Walking around London this week, you'd be forgiven for thinking half the capital had been taken over by zombies, with tourists and locals alike standing stock still, gazing upwards with mouths agog.
The reason? Not that strange orb of light in the sky we'd half forgotten even existed, but the tiny moving dots making their way up the Shard.
On Thursday at 4.30am, six women from Greenpeace set out with a mission to climb London's latest addition to the skyline, with the sole intention of highlighting Shell's plans to drill in the Arctic.
By the time Ali Garrigan, Sabine Huyghe, Sandra Lamborn, Liesbeth Deddens, Victoria Henry and Wiola Smul had scaled the summit of the building, a point had well and truly been made. All six were arrested, but #iceclimb has put another talking point on the national agenda.
While Greenpeace's death defying six were proving women know how to activate opinion on a global scale, on our airwaves it turns out women aren't quite so well represented.
As the Guardian reported, a new report out this week showed that only 20% of radio presenters on solo shows are female, and in shows with multiple presenters, the female imbalance is even worse.

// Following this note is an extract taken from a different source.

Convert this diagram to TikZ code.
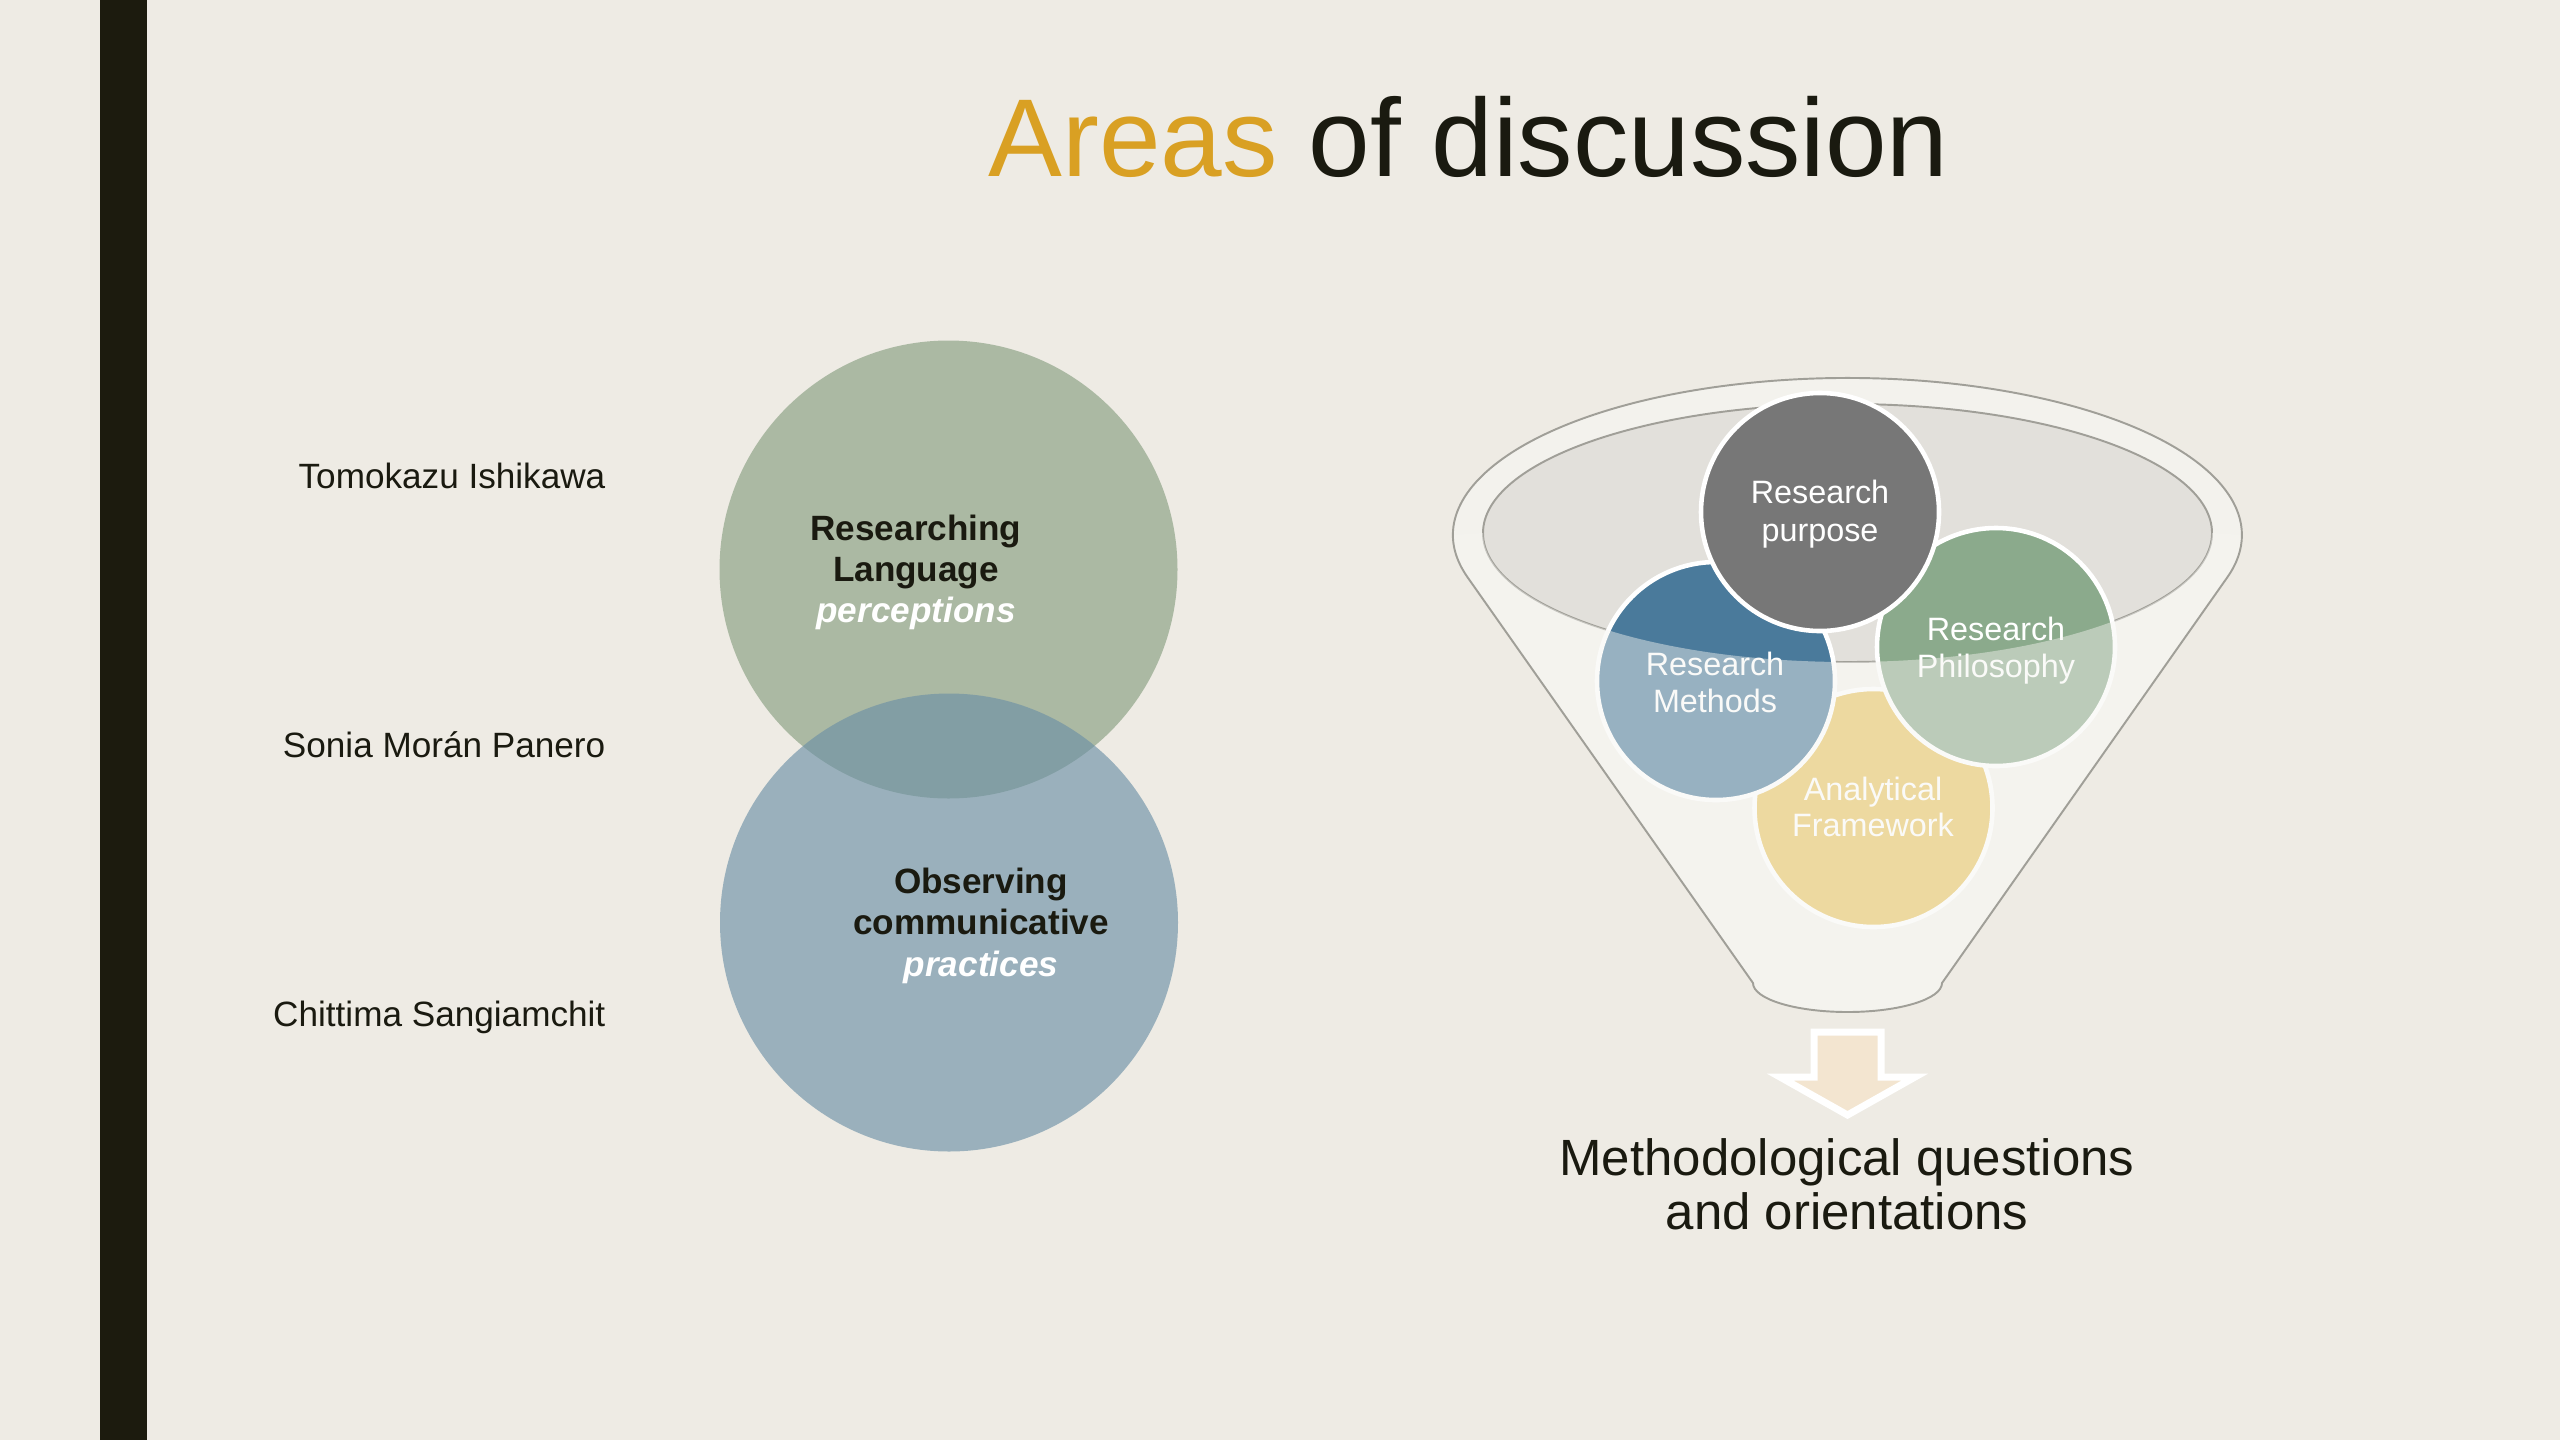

Radio 1 DJ Annie Nightingale told the paper, "I felt like a token woman for a long time. I still don't know why. There are many more opportunities for women now, but you are up against some very competitive blokes."
From our airwaves to Westminster, via newspaper columns and FTSE 100 boards, the male: female ratio of those in power continues to be an issue in the UK, demanding more women - and men - speak out against the imbalance, and practically start coming up with solutions.
Are people really less likely to turn off their radios if there's a woman speaking? Or is the issue, as Nightingale hints, down to simple competitiveness.
MPs wages continued to make headlines this week, with Cameron still refusing to rule out taking the recommended 10% hitch in take-home salaries.
Nick Clegg and Ed Miliband, who have both said they will decline the rise, were joined on Thursday by Michael Gove, who was on characteristic upfront form, when he said: "As far as I am concerned they can stick it. MPs are incredibly well paid."
That comment was somewhat better received than his plans to get rid of packed lunches in schools.
To be fair to Gove, that's not actually his plan just yet, but the recommendation of Henry Dimbleby and John Vincent, the founders of Leon and advisers to the government on nutrition in schools. I've got a lot of time for these guys, being a huge fan of Leon (and specifically its Superfood Salad!), but my memories of school dinners Vs the packed lunches I had would put me firmly in the homemade camp.
Still, I had parents who managed to convince me until I was about 9 than 'pudding' meant fruit, and broccoli was the cure-all ingredient for every ailment. Well, that and they weren't adverse to Wagon Wheels in moderation.
Ensure school dinners taste good and are nutritious too, and every child will want to be included. Banning packed lunches is not necessarily the answer, and certainly not the answer for cash strapped families desperate to make ends meet.